Deutlich weniger ist immer noch zu viel: Ein US-Gericht reduziert in einem Glyphosat-Prozess den Schadenersatz in Höhe von zwei Milliarden Dollar zwar drastisch, aber dennoch will Bayer die Entscheidung anfechten.
Ein Gericht im US-Bundesstaat Pennsylvania hat eine der Bayer-Tochter Monsanto in einem Glyphosat-Prozess auferlegte Schadenersatzzahlung deutlich von mehr als zwei Milliarden Dollar auf 400.000 Dollar verringert. Der Chemiekonzern kündigte nach der Entscheidung dennoch an, in Berufung zu gehen. „Das Verfahren war geprägt von gravierenden Fehlern, die korrigiert werden können und müssen“, erklärte das Leverkusener Unternehmen zur Begründung.

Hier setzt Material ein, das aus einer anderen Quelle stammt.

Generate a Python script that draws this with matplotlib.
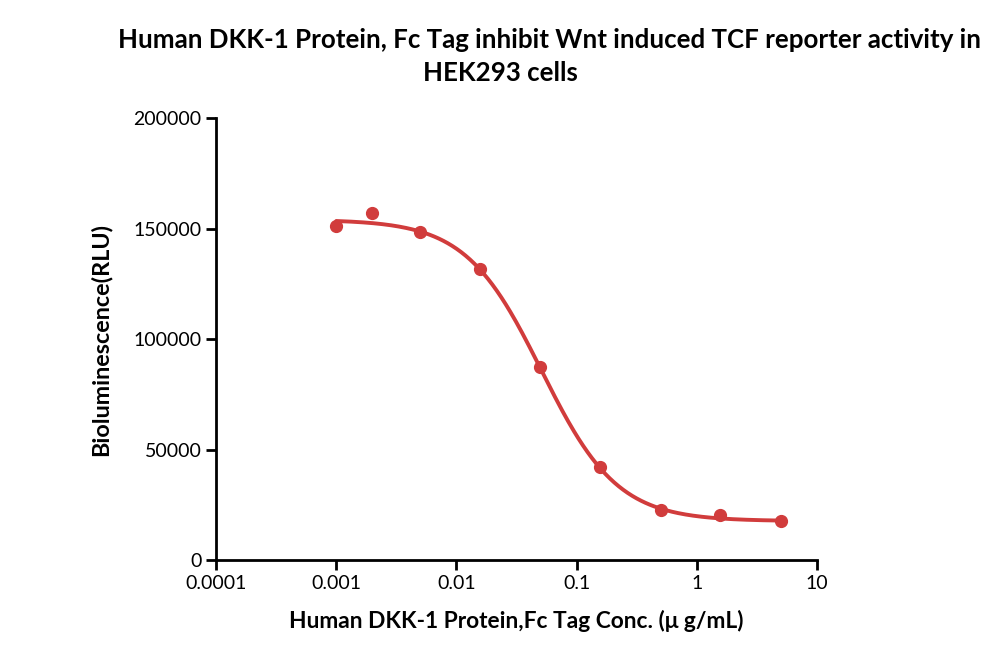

Kläger macht „Roundup“ für Krebs verantwortlich
In dem Fall hatte im Januar eine Jury in Philadelphia die von Bayer aufgekaufte Firma Monsanto wegen des glyphosathaltigen Unkrautvernichters „Roundup“ zu der Milliardenzahlung verurteilt. Die dem an Krebs erkrankten Kläger John McKivison zugesprochene Schadenersatzsumme von 2,25 Milliarden Dollar (knapp 2,1 Milliarden Euro) reduzierte die Richterin Susan Schulman nach Angaben von Monsanto nun aber auf 400.000 Dollar. McKivison macht „Roundup“ für seine Krebserkrankung, ein sogenanntes Non-Hodgkin-Lymphom, verantwortlich.
STERN PAID Glyphosat 5 Fragen 18.09
Bayer schrieb in seiner Stellungnahme, die Jury in dem Verfahren sei „getäuscht und aufgehetzt“ worden, was auch die „verfassungswidrig überhöhten Schadensersatzbeträge“ erkläre. Der Konzern bestreitet, dass Glyphosat krebserregend ist. In der Wissenschaft ist die Frage seit Jahren umstritten. Die EU-Kommission verlängerte im November die Zulassung des Unkrautvernichtungsmittels um zehn Jahre.
Monsanto: teure Übernahme
Bayer hatte den „Roundup“-Hersteller Monsanto 2018 für 63 Milliarden Dollar übernommen und ist seitdem in Gerichtsprozesse zu „Roundup“ verstrickt. Der Konzern wurde in einer Reihe von Glyphosat-Urteilen zu Schadenersatz verurteilt, in anderen Verfahren aber freigesprochen. In zahlreichen Fällen wurden Vergleiche geschlossen. Bayer hat nach eigenen Angaben für die Glyphosat-Verfahren Rückstellungen in Höhe von 16 Milliarden Dollar gebildet.
„Obwohl das Gericht die verfassungswidrig hohe Schadensersatzsumme reduziert hat, sind wir mit der Entscheidung des Gerichts in der Sache nicht einverstanden“, teilte das Unternehmen am Mittwoch mit. Das Verfahren sei von gravierenden Fehlern geprägt gewesen. Diese könnten und müssten korrigiert werden. Des Weiteren verweist Bayer darauf, dass der Konzern sich in 14 der jüngsten 20 Fälle vor Gericht durchgesetzt habe. Zudem seien die meisten Klagen beigelegt worden, hieß es weiter.
Kläger gewinnen Glyphosat Prozess 0920
Die Probleme rund um den glyphosathaltigen Unkrautvernichter „Roundup“ hatte Bayer sich 2018 mit der über 60 Milliarden Dollar teuren Übernahme der US-Firma Monsanto ins Haus geholt. Im selben Jahr folgte ein erstes Urteil gegen das Dax-Unternehmen. Das setzte in den USA eine Klagewelle in Gang.
Glyphosat-Klagen kosten 13 Milliarden Euro
2020 legte Bayer ein milliardenschweres Programm auf, um den Großteil der Klagen ohne Haftungseingeständnis beizulegen. Ein guter Teil der Klagen ist abgearbeitet, gleichwohl bleiben Risiken. Ende Januar waren noch rund 54.000 von circa 165.000 Fällen offen. Die Glyphosat-Klagewelle hat Bayer schon 13 Milliarden Euro gekostet.